## begin

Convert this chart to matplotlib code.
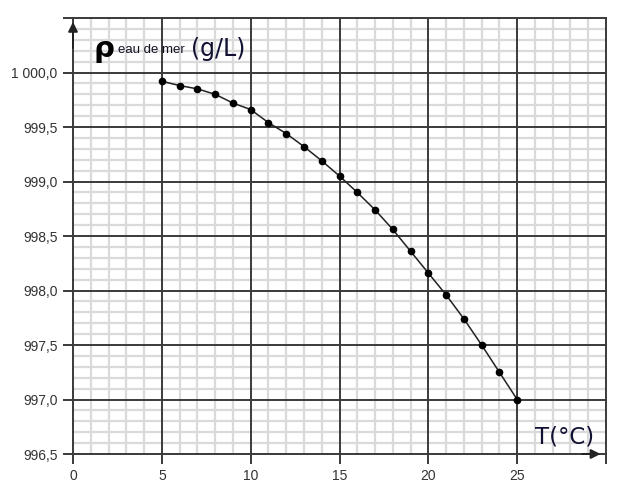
import matplotlib
matplotlib.use("Agg")
import matplotlib.pyplot as plt
import numpy as np
from matplotlib.ticker import MultipleLocator, FuncFormatter

# Data
temperature = [5, 6, 7, 8, 9, 10, 11, 12, 13, 14, 15, 16, 17, 18, 19, 20, 21, 22, 23, 24, 25]
density = [999.92, 999.88, 999.85, 999.80, 999.72, 999.66, 999.54, 999.44, 999.32, 999.19,
           999.05, 998.90, 998.74, 998.56, 998.36, 998.16, 997.96, 997.74, 997.50, 997.25, 997.00]
x_tick_labels = ["0", "5", "10", "15", "20", "25"]
y_tick_labels = ["996,5", "997,0", "997,5", "998,0", "998,5", "999,0", "999,5", "1 000,0"]

fig = plt.figure(figsize=(6.21, 4.86), dpi=100)
ax = fig.add_axes([73/621, 1-454/486, (606-73)/621, (454-18)/486])
ax.set_xlim(0, 30)
ax.set_ylim(996.5, 1000.5)

ax.xaxis.set_major_locator(MultipleLocator(5))
ax.yaxis.set_major_locator(MultipleLocator(0.5))

def xfmt(v, pos):
    i = int(round(v / 5))
    return x_tick_labels[i] if 0 <= i < len(x_tick_labels) and abs(v - 5*i) < 1e-6 else ""

def yfmt(v, pos):
    i = int(round((v - 996.5) / 0.5))
    return y_tick_labels[i] if 0 <= i < len(y_tick_labels) else ""

ax.xaxis.set_major_formatter(FuncFormatter(xfmt))
ax.yaxis.set_major_formatter(FuncFormatter(yfmt))

# grid: minor light first, then major dark on top
for xv in np.arange(1, 30, 1):
    if xv % 5:
        ax.axvline(xv, color="#dadada", linewidth=1.6, zorder=0.5)
for yv in np.arange(996.6, 1000.5, 0.1):
    if abs((yv - 996.5) / 0.5 - round((yv - 996.5) / 0.5)) > 1e-6:
        ax.axhline(yv, color="#dadada", linewidth=1.6, zorder=0.5)
for xv in np.arange(5, 30, 5):
    ax.axvline(xv, color="#3a3a3a", linewidth=1.4, zorder=1)
for yv in np.arange(997.0, 1000.5, 0.5):
    ax.axhline(yv, color="#3a3a3a", linewidth=1.4, zorder=1)

for s in ax.spines.values():
    s.set_color("#3a3a3a")
    s.set_linewidth(1.4)

ax.tick_params(which="major", length=7, width=1.4, color="#3a3a3a",
               labelsize=10, labelcolor="#333333", pad=4)
for lab in ax.get_xticklabels() + ax.get_yticklabels():
    lab.set_fontfamily("Liberation Sans")

ax.plot(temperature, density, color="#222222", linewidth=1.1, marker="o",
        markersize=4.5, markerfacecolor="black", markeredgecolor="black", zorder=3)

# axis arrows
ax.annotate("", xy=(0, 1000.49), xytext=(0, 1000.2),
            arrowprops=dict(arrowstyle="-|>", color="#222222", lw=1.4, mutation_scale=14),
            annotation_clip=False)
ax.annotate("", xy=(29.85, 996.5), xytext=(28.5, 996.5),
            arrowprops=dict(arrowstyle="-|>", color="#222222", lw=1.4, mutation_scale=14),
            annotation_clip=False)

# labels
fig.text(94/621, 1-57/486, "ρ", fontsize=21, fontweight="bold", color="black",
         family="DejaVu Sans")
fig.text(118/621, 1-53/486, "eau de mer", fontsize=9.5, color="#111122",
         family="Liberation Sans")
fig.text(191/621, 1-56/486, "(g/L)", fontsize=17, color="#111133",
         family="DejaVu Sans")
fig.text(535/621, 1-443/486, "T(°C)", fontsize=16.5, color="#111133",
         family="DejaVu Sans")

fig.savefig("out.png", dpi=100)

## end

• [Stated task]:
Transcribe exactly, with no pictures, the lines running from the first line of the material through the line holding "ax.yaxis.set_major_formatter(FuncFormatter(yfmt))".

• [Full response]:
Convert this chart to matplotlib code.
import matplotlib
matplotlib.use("Agg")
import matplotlib.pyplot as plt
import numpy as np
from matplotlib.ticker import MultipleLocator, FuncFormatter

# Data
temperature = [5, 6, 7, 8, 9, 10, 11, 12, 13, 14, 15, 16, 17, 18, 19, 20, 21, 22, 23, 24, 25]
density = [999.92, 999.88, 999.85, 999.80, 999.72, 999.66, 999.54, 999.44, 999.32, 999.19,
           999.05, 998.90, 998.74, 998.56, 998.36, 998.16, 997.96, 997.74, 997.50, 997.25, 997.00]
x_tick_labels = ["0", "5", "10", "15", "20", "25"]
y_tick_labels = ["996,5", "997,0", "997,5", "998,0", "998,5", "999,0", "999,5", "1 000,0"]

fig = plt.figure(figsize=(6.21, 4.86), dpi=100)
ax = fig.add_axes([73/621, 1-454/486, (606-73)/621, (454-18)/486])
ax.set_xlim(0, 30)
ax.set_ylim(996.5, 1000.5)

ax.xaxis.set_major_locator(MultipleLocator(5))
ax.yaxis.set_major_locator(MultipleLocator(0.5))

def xfmt(v, pos):
    i = int(round(v / 5))
    return x_tick_labels[i] if 0 <= i < len(x_tick_labels) and abs(v - 5*i) < 1e-6 else ""

def yfmt(v, pos):
    i = int(round((v - 996.5) / 0.5))
    return y_tick_labels[i] if 0 <= i < len(y_tick_labels) else ""

ax.xaxis.set_major_formatter(FuncFormatter(xfmt))
ax.yaxis.set_major_formatter(FuncFormatter(yfmt))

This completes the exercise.